In non-stoichiometric compounds the ratio of elements cannot be expressed by small integers because of the presence of many defects. For example Wustite is often written as Fe 0.95 O because some iron sites are vacant. To maintain charge balance some iron ions must increase their oxidation state from Fe2+ to Fe3+ resulting in a material with properties that vary with the composition.

Frenkel defects are favored in crystals with low coordination numbers because the lattice is more open providing more available interstitial sites for the displaced ion to occupy. Furthermore if the cation is much smaller than the anion it can easily migrate into these spaces without causing significant strain. This makes Frenkel defects the dominant point defect in materials like Zinc Sulfide or Silver Iodide.

Dislocations are one-dimensional line defects that involve the misalignment of entire rows of atoms within a crystal. An edge dislocation is often described as an extra half-plane of atoms while a screw dislocation results from a shear stress that shifts the lattice into a spiral ramp. These defects are the primary carriers of plastic deformation in metals and determine their mechanical strength.

When extra metal atoms are incorporated into a lattice they ionize to form interstitial cations and free electrons. To maintain electrical neutrality these electrons remain trapped in other interstitial positions. This type of defect is common in Zinc Oxide which turns yellow upon heating as the excess electrons are excited to higher energy levels and increase the materials semiconducting properties.

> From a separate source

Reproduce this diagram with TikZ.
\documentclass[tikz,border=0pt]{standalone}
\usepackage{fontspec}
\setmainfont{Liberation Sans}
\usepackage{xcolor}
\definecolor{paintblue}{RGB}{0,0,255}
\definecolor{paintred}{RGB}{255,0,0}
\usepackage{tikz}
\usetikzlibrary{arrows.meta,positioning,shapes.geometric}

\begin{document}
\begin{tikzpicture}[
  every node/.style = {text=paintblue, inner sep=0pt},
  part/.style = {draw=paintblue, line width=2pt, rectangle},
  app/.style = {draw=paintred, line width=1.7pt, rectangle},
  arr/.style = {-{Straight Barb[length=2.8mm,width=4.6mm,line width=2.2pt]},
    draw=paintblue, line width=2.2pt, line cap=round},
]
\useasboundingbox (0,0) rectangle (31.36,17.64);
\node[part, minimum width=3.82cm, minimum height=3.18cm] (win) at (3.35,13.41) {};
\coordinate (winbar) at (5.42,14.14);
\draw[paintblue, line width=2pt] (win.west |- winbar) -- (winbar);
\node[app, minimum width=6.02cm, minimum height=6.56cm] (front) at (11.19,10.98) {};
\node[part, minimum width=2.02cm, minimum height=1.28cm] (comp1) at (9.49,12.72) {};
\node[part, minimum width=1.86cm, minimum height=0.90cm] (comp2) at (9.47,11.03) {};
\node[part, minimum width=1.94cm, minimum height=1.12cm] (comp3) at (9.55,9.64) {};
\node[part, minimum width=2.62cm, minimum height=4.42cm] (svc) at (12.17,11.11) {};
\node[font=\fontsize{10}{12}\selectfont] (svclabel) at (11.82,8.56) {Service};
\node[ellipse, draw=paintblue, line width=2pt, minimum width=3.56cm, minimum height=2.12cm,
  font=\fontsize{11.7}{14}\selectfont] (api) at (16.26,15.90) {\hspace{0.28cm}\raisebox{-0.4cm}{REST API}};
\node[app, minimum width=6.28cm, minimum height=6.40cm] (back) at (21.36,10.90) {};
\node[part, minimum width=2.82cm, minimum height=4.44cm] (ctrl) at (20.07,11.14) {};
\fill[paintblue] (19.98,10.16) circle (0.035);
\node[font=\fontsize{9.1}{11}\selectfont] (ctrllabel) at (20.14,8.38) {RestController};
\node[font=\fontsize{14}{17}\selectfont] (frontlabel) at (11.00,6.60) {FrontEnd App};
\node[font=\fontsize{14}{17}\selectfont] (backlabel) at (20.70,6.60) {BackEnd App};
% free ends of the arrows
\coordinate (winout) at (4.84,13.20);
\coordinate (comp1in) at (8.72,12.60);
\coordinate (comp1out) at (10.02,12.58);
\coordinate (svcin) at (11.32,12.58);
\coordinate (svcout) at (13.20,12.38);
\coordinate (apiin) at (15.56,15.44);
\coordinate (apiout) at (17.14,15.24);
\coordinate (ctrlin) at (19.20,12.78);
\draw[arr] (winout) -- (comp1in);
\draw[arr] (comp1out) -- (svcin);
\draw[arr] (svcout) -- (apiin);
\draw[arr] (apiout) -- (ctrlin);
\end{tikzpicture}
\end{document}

Alkali halides like Potassium Chloride have relatively large cations that cannot easily fit into the tight interstitial spaces of the lattice. Because the energy required to create an interstitial is much higher than the energy to create a vacancy the system favors the formation of Schottky pairs. This structural preference is why the density of these salts decreases predictably as they are heated toward their melting points.

The equilibrium number of vacancies follows an Arrhenius-type relationship where the count increases exponentially with temperature. The formula involves the total number of lattice sites and the energy required to form a single vacancy. As thermal energy increases more atoms gain the kinetic energy needed to jump out of their sites making defect-related processes like diffusion much faster at elevated temperatures.

In metal-deficient oxides like NiO some cation sites are vacant. To balance the loss of positive charge neighboring metal ions must oxidize to a higher state such as Ni2+ to Ni3+. These higher-valent ions can accept electrons from nearby Ni2+ ions allowing the positive charge or holes to move through the crystal. This makes the material behave as a p-type semiconductor.

An interstitial impurity occurs when a small atom like Carbon Hydrogen or Boron fits into the voids of a host metal lattice. This is the basis for many important alloys such as steel where Carbon atoms sit in the interstices of the Iron lattice. These impurities distort the surrounding crystal structure which inhibits the movement of dislocations and significantly increases the hardness and strength of the material.

Mechanical deformation like hammering or rolling forces atoms to slide past each other creating new dislocations and causing existing ones to tangle. This increase in dislocation density makes it harder for the lattice to further deform a process known as work-hardening. While this makes the metal stronger and harder it also makes it more brittle which is why metals are often annealed to remove these defects.

Cuprous Oxide often exists with a slight deficiency of Copper ions. To maintain electrical neutrality some of the remaining Copper ions are oxidized from Cu+ to Cu2+. These Cu2+ sites act as positive holes that can move through the lattice under an electric field. This vacancy-induced p-type semi-conductivity is a hallmark of many transition metal oxides that do not adhere to strict stoichiometric ratios.